### Short exercise
All lines from the beginning of the listing through the line with "var xTickExp = [-4, -2, 0, 2, 4, 6, 8, 10];" are to be copied word for word; the pictures are not.

[Records with drawing code]
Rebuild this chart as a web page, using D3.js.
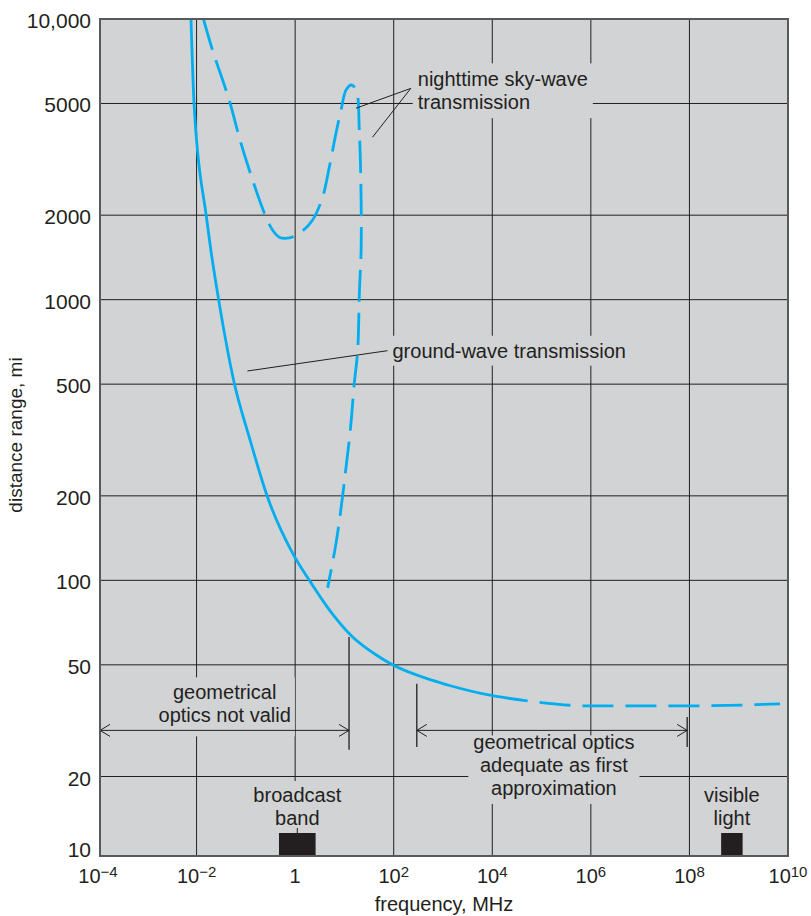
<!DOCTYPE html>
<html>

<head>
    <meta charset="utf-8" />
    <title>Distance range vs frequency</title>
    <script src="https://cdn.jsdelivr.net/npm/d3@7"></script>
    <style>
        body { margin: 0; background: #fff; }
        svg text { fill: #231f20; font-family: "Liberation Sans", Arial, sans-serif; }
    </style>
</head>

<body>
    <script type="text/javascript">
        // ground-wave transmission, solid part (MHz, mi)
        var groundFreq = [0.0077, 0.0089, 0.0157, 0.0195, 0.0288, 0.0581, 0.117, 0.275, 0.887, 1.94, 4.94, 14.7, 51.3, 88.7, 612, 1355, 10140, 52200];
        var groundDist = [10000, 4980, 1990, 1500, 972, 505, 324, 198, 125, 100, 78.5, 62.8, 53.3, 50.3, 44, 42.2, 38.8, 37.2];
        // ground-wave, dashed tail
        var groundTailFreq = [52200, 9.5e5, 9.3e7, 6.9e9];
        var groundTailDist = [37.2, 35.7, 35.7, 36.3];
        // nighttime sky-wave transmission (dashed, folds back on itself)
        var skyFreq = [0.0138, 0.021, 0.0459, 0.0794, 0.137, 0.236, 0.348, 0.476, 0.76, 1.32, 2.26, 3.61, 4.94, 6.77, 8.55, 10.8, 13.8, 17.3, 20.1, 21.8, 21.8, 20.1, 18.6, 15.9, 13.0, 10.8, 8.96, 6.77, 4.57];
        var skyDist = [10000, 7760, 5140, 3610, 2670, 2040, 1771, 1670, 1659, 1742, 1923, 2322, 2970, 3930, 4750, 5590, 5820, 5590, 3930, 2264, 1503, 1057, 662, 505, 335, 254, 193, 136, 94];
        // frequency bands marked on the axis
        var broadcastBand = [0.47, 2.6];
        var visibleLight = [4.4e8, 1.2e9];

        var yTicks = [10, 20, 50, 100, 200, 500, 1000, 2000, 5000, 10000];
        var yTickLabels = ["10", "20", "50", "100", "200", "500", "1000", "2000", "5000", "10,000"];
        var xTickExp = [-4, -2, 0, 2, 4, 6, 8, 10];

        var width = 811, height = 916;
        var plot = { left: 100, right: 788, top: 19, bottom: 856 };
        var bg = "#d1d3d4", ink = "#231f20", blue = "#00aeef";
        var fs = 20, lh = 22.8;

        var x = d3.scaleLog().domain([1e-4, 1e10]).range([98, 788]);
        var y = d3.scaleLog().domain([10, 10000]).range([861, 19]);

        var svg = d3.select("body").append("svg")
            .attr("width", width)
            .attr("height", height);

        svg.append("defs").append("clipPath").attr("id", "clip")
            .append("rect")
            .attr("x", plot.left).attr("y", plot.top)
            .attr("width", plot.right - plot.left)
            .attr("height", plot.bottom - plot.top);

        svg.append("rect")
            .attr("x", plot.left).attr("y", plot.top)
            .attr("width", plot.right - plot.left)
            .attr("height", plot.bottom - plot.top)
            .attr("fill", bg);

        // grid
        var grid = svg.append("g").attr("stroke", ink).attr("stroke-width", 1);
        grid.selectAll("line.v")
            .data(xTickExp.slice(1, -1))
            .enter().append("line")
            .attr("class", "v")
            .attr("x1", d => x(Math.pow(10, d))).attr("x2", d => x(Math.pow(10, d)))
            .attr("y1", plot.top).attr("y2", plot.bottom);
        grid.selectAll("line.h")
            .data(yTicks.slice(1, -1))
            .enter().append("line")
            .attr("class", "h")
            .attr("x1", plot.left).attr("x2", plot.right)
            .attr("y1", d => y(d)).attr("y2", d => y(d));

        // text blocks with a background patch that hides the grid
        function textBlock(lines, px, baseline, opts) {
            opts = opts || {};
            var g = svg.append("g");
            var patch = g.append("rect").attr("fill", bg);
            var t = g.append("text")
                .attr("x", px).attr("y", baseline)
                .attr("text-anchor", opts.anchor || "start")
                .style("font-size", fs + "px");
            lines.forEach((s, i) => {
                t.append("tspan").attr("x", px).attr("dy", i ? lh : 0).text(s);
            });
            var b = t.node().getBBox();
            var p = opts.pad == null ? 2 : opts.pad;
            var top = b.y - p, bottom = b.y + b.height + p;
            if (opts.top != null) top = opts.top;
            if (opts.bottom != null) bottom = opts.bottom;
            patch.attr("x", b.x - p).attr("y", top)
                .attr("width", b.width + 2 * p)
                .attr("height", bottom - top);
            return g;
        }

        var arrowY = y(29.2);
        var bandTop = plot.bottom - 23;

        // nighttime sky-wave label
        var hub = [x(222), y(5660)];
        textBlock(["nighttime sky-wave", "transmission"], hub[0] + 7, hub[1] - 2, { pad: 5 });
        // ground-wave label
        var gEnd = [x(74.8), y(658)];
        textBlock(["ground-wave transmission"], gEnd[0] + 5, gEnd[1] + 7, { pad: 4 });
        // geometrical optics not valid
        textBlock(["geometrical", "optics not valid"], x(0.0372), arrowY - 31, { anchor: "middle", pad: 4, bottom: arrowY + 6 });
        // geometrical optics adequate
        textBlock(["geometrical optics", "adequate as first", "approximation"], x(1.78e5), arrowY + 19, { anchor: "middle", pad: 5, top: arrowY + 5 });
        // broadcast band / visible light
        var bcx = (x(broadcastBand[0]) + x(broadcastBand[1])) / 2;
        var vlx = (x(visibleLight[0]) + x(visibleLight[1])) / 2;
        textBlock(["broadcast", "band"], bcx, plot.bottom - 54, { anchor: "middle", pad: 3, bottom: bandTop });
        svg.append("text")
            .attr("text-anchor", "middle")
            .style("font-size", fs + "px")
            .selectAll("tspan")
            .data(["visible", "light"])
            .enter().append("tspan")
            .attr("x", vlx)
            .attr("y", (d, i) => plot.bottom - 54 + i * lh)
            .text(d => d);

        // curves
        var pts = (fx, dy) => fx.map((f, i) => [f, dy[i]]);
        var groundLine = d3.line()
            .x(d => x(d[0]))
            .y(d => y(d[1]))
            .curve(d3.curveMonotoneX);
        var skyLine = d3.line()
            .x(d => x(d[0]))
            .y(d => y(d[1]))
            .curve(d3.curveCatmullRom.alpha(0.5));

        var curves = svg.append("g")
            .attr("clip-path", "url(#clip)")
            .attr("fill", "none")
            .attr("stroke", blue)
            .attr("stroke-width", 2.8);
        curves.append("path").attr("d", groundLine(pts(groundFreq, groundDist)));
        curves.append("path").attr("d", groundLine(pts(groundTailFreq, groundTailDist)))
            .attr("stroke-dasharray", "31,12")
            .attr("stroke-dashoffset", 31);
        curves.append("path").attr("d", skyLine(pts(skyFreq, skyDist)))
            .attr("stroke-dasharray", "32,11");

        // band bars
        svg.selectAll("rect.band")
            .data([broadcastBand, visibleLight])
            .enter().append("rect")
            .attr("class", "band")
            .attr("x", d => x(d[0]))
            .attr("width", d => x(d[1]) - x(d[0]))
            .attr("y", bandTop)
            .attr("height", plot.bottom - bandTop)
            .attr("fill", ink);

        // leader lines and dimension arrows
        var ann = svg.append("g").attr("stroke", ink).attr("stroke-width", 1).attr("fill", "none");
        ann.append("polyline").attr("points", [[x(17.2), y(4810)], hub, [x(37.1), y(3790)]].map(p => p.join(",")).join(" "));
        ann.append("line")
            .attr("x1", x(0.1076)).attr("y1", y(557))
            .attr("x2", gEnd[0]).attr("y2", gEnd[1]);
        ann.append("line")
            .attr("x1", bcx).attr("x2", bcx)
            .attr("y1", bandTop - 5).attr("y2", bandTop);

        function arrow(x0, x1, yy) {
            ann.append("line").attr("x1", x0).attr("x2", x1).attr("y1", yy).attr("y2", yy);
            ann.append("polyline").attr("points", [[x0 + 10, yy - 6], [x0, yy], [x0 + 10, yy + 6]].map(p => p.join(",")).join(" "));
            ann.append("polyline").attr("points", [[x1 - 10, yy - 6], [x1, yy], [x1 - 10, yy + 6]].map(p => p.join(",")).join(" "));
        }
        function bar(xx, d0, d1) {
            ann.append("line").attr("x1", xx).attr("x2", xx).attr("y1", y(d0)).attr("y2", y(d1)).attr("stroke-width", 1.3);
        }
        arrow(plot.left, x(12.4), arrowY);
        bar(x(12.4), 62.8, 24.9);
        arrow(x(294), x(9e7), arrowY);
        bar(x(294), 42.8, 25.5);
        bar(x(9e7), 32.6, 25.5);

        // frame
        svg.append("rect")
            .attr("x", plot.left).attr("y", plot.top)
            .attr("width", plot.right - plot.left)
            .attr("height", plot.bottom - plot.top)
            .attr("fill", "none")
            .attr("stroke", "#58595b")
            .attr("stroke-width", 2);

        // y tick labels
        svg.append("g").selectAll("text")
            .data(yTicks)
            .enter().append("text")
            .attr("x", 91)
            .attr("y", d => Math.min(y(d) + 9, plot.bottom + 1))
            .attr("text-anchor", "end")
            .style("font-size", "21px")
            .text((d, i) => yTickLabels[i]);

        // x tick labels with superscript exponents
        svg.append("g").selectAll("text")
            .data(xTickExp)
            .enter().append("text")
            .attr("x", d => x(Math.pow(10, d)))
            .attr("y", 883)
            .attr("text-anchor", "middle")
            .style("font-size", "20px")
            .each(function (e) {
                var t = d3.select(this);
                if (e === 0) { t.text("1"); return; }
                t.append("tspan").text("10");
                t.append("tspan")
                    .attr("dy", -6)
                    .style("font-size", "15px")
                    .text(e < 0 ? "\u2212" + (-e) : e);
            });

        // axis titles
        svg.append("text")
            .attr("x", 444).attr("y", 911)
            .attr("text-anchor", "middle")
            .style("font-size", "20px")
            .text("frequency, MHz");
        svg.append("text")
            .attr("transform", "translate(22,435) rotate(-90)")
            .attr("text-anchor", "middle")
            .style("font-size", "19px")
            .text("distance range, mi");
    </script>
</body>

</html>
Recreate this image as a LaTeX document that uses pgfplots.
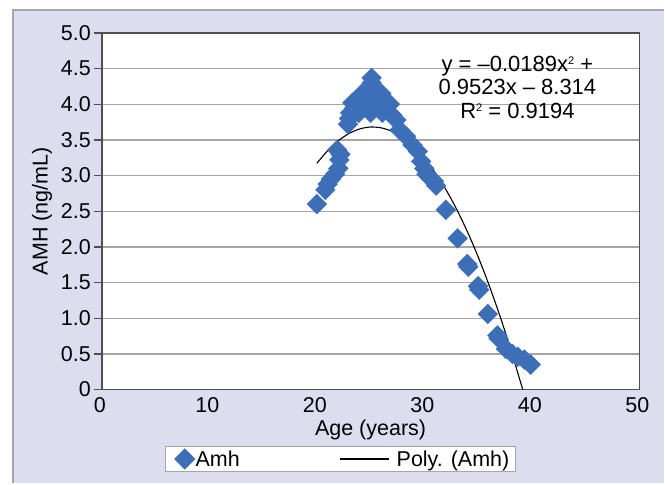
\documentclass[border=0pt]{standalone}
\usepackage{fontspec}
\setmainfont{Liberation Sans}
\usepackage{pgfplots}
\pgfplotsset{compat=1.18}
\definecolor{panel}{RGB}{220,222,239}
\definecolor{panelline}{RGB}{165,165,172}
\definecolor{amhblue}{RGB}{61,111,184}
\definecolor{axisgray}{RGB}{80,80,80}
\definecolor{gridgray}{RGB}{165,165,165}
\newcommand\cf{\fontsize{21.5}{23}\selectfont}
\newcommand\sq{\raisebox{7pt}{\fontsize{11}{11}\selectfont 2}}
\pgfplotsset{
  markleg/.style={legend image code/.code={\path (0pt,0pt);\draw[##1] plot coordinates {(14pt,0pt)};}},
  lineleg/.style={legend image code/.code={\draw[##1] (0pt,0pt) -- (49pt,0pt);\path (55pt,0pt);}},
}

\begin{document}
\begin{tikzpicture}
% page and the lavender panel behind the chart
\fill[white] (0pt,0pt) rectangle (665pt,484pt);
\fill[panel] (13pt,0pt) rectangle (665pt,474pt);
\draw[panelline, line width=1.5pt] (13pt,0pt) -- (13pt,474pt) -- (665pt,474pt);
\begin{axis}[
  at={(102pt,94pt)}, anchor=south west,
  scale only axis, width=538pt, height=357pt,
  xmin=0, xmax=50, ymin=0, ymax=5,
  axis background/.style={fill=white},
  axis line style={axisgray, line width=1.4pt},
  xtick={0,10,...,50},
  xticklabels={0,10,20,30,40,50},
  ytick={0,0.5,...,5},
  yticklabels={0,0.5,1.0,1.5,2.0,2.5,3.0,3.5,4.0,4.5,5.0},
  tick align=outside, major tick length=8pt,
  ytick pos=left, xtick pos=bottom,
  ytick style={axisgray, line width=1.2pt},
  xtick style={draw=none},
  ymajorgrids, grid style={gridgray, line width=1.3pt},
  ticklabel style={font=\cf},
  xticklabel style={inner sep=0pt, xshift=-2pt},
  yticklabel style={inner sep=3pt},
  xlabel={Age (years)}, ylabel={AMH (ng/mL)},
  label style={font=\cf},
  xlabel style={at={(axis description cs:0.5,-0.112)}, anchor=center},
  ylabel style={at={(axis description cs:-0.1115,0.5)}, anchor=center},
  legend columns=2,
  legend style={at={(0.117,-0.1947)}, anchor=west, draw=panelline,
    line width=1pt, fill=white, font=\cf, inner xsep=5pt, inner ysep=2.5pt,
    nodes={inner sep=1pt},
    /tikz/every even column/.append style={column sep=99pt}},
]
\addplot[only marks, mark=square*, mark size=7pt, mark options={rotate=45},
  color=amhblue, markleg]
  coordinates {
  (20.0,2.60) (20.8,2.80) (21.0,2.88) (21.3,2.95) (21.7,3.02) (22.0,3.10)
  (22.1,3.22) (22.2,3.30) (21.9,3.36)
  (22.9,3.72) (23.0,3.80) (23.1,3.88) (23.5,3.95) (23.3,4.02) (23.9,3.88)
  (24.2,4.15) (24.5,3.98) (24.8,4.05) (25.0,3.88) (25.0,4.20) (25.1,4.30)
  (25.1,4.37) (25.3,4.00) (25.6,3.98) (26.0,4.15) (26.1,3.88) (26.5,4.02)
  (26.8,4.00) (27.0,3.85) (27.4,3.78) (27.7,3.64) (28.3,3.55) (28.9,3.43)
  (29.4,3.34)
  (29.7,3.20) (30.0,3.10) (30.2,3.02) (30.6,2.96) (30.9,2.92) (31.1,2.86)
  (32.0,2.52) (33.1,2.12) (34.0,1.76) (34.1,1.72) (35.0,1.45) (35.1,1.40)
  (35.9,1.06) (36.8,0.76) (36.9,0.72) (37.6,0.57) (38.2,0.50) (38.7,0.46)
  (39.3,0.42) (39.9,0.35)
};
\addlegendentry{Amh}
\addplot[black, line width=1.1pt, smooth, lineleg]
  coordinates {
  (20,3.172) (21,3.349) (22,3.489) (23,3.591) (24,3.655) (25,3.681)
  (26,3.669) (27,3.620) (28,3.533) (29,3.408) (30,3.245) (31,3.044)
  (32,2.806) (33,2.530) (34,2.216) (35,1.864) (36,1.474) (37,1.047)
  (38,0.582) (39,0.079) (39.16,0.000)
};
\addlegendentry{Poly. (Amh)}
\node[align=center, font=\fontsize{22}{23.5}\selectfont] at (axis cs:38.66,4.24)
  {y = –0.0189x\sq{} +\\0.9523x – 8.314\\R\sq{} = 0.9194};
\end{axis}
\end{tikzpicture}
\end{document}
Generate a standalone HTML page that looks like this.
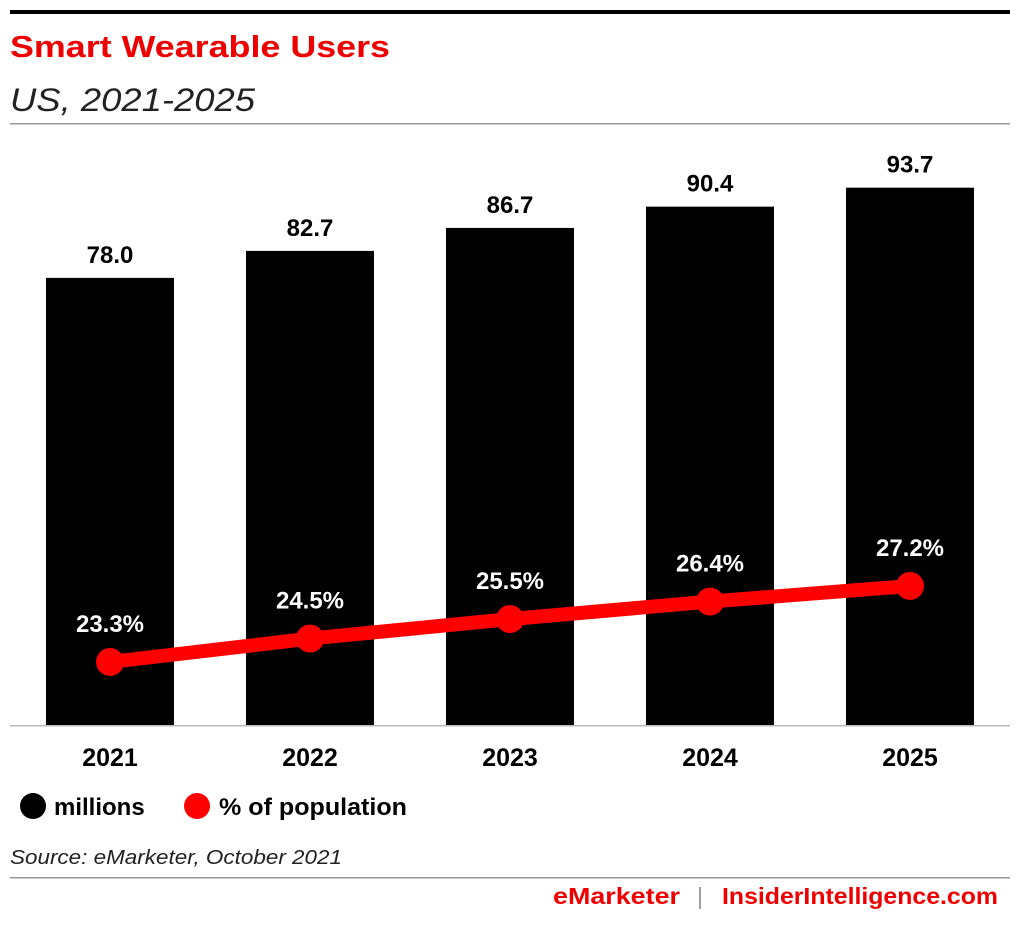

### Solution to this exercise
Rebuild this chart as a web page, using D3.js.
<!DOCTYPE html>
<html>

<head>
    <meta charset="utf-8" />
    <title>Distance range vs frequency</title>
    <script src="https://cdn.jsdelivr.net/npm/d3@7"></script>
    <style>
        body { margin: 0; background: #fff; }
        svg text { fill: #231f20; font-family: "Liberation Sans", Arial, sans-serif; }
    </style>
</head>

<body>
    <script type="text/javascript">
        // ground-wave transmission, solid part (MHz, mi)
        var groundFreq = [0.0077, 0.0089, 0.0157, 0.0195, 0.0288, 0.0581, 0.117, 0.275, 0.887, 1.94, 4.94, 14.7, 51.3, 88.7, 612, 1355, 10140, 52200];
        var groundDist = [10000, 4980, 1990, 1500, 972, 505, 324, 198, 125, 100, 78.5, 62.8, 53.3, 50.3, 44, 42.2, 38.8, 37.2];
        // ground-wave, dashed tail
        var groundTailFreq = [52200, 9.5e5, 9.3e7, 6.9e9];
        var groundTailDist = [37.2, 35.7, 35.7, 36.3];
        // nighttime sky-wave transmission (dashed, folds back on itself)
        var skyFreq = [0.0138, 0.021, 0.0459, 0.0794, 0.137, 0.236, 0.348, 0.476, 0.76, 1.32, 2.26, 3.61, 4.94, 6.77, 8.55, 10.8, 13.8, 17.3, 20.1, 21.8, 21.8, 20.1, 18.6, 15.9, 13.0, 10.8, 8.96, 6.77, 4.57];
        var skyDist = [10000, 7760, 5140, 3610, 2670, 2040, 1771, 1670, 1659, 1742, 1923, 2322, 2970, 3930, 4750, 5590, 5820, 5590, 3930, 2264, 1503, 1057, 662, 505, 335, 254, 193, 136, 94];
        // frequency bands marked on the axis
        var broadcastBand = [0.47, 2.6];
        var visibleLight = [4.4e8, 1.2e9];

        var yTicks = [10, 20, 50, 100, 200, 500, 1000, 2000, 5000, 10000];
        var yTickLabels = ["10", "20", "50", "100", "200", "500", "1000", "2000", "5000", "10,000"];
        var xTickExp = [-4, -2, 0, 2, 4, 6, 8, 10];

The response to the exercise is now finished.